-- DATA PROVIDED start --

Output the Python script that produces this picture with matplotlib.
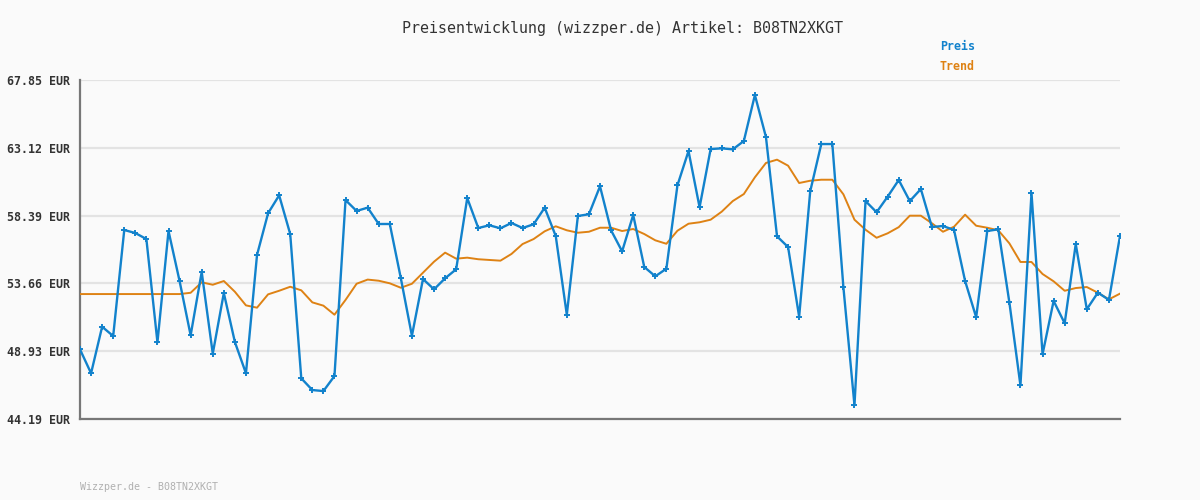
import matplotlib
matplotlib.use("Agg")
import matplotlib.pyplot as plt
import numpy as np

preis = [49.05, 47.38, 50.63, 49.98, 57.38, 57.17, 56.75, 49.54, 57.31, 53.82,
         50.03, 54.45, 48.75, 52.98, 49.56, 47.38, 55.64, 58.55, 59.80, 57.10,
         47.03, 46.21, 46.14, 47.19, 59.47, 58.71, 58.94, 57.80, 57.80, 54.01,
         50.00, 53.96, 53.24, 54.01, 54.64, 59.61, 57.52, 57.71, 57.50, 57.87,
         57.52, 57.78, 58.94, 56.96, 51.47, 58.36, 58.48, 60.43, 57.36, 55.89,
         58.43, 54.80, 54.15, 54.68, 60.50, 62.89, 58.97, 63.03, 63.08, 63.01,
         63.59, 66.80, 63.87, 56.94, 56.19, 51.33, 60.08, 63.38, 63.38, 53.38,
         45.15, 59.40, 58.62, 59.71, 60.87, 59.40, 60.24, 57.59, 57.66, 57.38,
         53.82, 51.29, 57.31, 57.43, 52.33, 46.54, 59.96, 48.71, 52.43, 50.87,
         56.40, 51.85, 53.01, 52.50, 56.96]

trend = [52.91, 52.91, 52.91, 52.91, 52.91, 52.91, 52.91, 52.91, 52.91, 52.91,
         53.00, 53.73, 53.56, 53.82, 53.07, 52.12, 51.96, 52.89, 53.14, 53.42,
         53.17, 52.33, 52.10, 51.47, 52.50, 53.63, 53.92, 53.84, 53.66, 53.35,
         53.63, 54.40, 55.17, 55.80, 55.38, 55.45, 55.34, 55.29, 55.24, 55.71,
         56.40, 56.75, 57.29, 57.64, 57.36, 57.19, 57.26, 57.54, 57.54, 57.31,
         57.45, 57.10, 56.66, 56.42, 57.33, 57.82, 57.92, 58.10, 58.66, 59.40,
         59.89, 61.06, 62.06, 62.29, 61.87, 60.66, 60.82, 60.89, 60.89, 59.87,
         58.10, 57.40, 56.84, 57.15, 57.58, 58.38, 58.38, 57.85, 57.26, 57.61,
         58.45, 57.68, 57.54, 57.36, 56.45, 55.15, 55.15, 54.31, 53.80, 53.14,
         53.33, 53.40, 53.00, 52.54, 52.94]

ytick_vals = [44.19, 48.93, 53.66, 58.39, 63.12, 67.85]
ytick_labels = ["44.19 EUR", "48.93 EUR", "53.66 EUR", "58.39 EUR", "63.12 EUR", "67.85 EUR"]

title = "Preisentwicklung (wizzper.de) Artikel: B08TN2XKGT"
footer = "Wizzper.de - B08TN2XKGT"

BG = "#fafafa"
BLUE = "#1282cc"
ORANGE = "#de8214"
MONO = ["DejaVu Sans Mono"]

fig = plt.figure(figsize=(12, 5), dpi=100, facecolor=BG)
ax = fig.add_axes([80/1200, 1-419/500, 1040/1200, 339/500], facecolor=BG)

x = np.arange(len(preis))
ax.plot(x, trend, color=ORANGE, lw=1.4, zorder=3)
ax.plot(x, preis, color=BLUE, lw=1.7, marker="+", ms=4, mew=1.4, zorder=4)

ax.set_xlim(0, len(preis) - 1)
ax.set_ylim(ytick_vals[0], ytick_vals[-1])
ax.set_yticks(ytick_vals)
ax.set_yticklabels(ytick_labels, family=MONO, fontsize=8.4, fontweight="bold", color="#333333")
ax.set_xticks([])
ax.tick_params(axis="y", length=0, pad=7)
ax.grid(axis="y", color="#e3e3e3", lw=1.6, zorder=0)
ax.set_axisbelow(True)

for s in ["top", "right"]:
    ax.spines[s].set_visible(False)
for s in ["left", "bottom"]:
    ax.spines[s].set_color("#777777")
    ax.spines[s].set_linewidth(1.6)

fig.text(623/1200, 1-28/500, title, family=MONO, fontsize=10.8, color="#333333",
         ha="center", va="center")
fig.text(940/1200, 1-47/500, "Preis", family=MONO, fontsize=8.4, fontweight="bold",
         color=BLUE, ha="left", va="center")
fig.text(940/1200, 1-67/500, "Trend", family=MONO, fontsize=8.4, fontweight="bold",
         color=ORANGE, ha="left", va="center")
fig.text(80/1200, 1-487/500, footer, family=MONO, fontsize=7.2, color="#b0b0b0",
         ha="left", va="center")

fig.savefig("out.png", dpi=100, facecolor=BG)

-- DATA PROVIDED end --

Up to and including the line containing "import numpy as np", repeat every line from the start of the data, but none of the pictures.

**WRITTEN SOLUTION**
Output the Python script that produces this picture with matplotlib.
import matplotlib
matplotlib.use("Agg")
import matplotlib.pyplot as plt
import numpy as np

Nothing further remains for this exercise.